Dugaan itu dibenarkan Indra. Lagu ”The Broadcasters” dan ”Do the Math” adalah dua lagu awal yang dia tulis untuk album ini. ”Benang merah album ini ada di dua lagu itu. Itu yang jadi pokok bikin lagu lain,” kata Indra.
Album Do the Math dibawakan secara trio yang menggandeng Ronal Adrian (30) pada bas elektrik dan Ray Prasetya (25) pada drum. Indra memainkan seluruh piano, organ Rhodes dan Wurlitzer, synthesizer, dan keytar. Indra juga yang menulis semua musiknya, sampai menggambar bagan memainkannya. Bagan itu dia serahkan kepada Ronal dan Ray, yang dia sebut sebagai musisi muda yang tepat mendampinginya di album ini.
Meski disebut mengusung gaya math-rock, album ini tidak sepenuhnya melenceng dari rasa jazz. Indra mengakui ada kedekatan antara math-rock dan jazz, khususnya di aspek improvisasi dan harmoni. Jadi, apakah ini album jazz atau rock?

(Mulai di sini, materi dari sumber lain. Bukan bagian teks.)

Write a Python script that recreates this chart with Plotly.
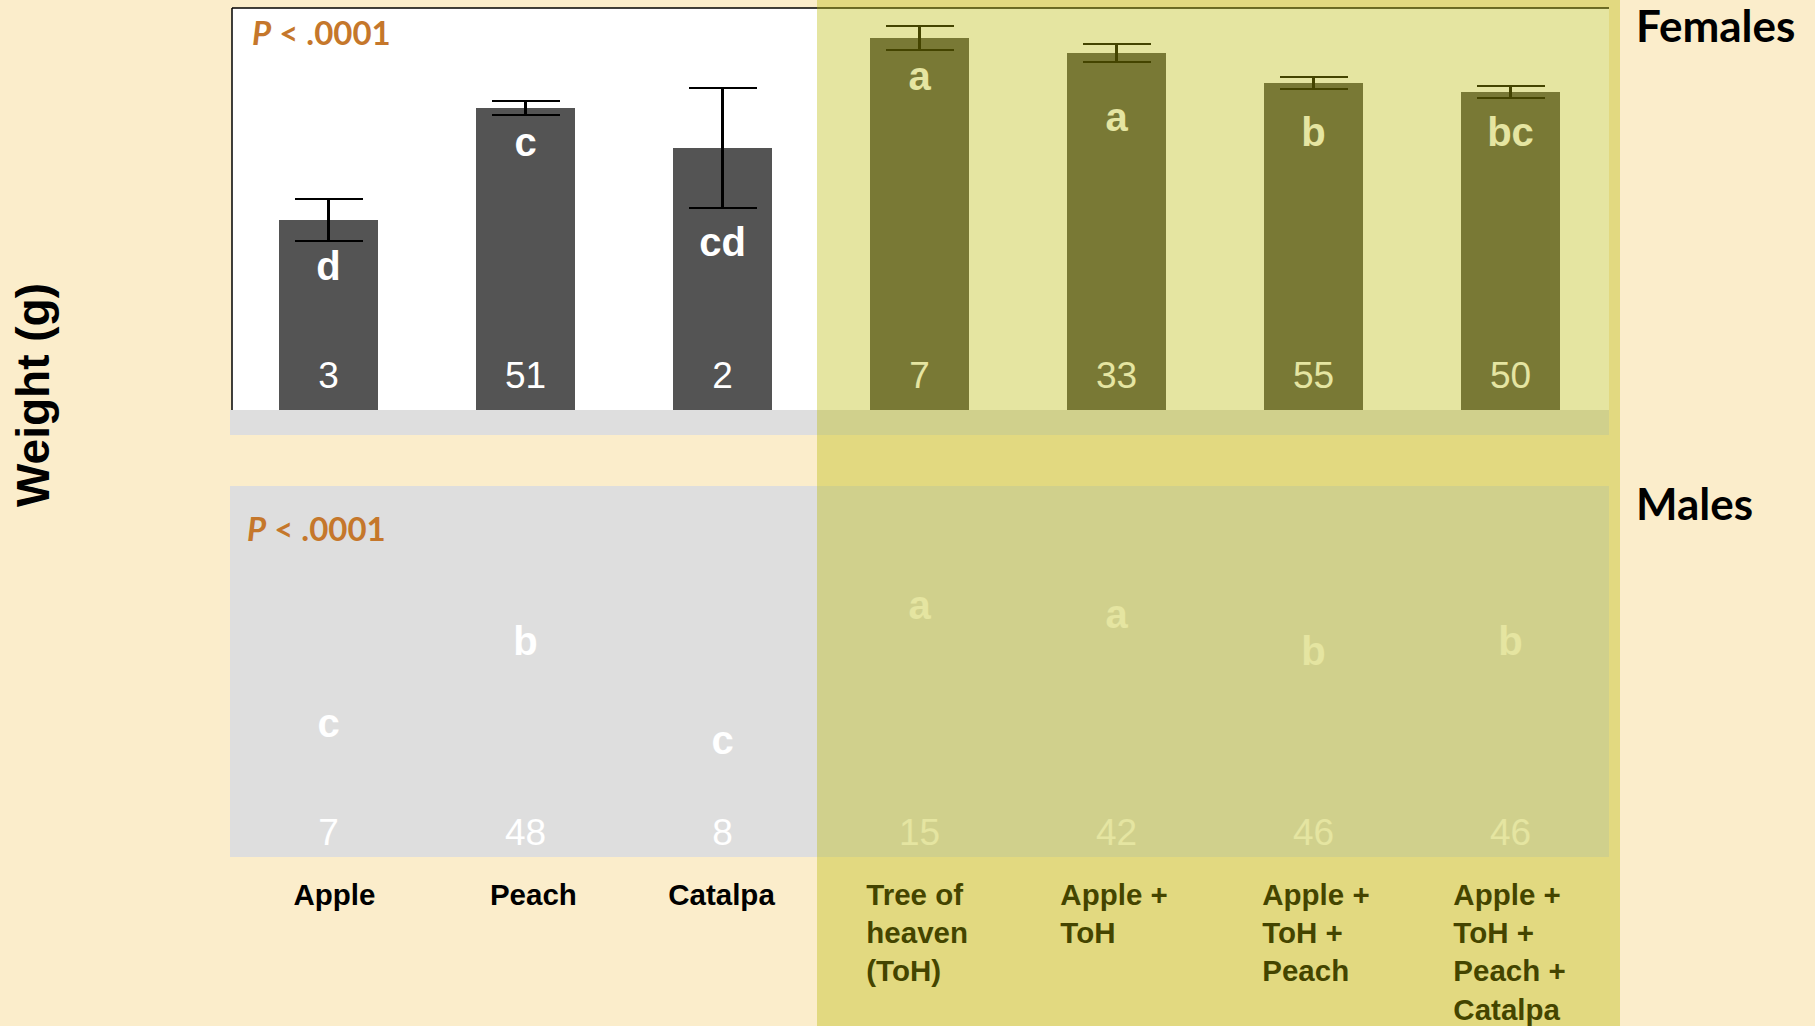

”Buatku, musik enggak ada genre. Musik itu ibarat taman bermain, dan aku seperti bocah yang betah bermain di sana. Salah satu wahana di taman bermain itu adalah math-rock. Aku sedang bermain itu dan dapat teman bermain yang cocok,” tutur Indra yang juga moncer sebagai penulis lagu pop.
Trio ini sudah mendapat slot di ajang Synchronize Fest pada 2 September nanti. Setelah itu, Indra juga akan melanjutkan tur konser Legacydi Yogyakarta dan akan memasukkan repertoire dari album Do the Math. Dua ajang inilah yang jadi presentasi awal pelajaran matematika ala Indra di depan publik.
Album Do the Math saat ini hanya beredar dalam format cakram padat (CD), tidak dialirkan di kanal musik digital. Alasannya, pendengar musik seperti ini cenderung mementingkan kualitas keluaran suara yang mumpuni, sesuai karakter CD. David Karto dari Demajors merencanakan membuat format piringan hitamnya.
Nomor penutup ”Northern Line” berdurasi paling pendek dengan koda yang terkesan mengawang. Pendengar bisa jadi terdorong untuk memutar ulang. Sementara Indra punya ruang untuk membuat album lanjutannya. Tenang, materinya sudah ada, tinggal dimasak saja.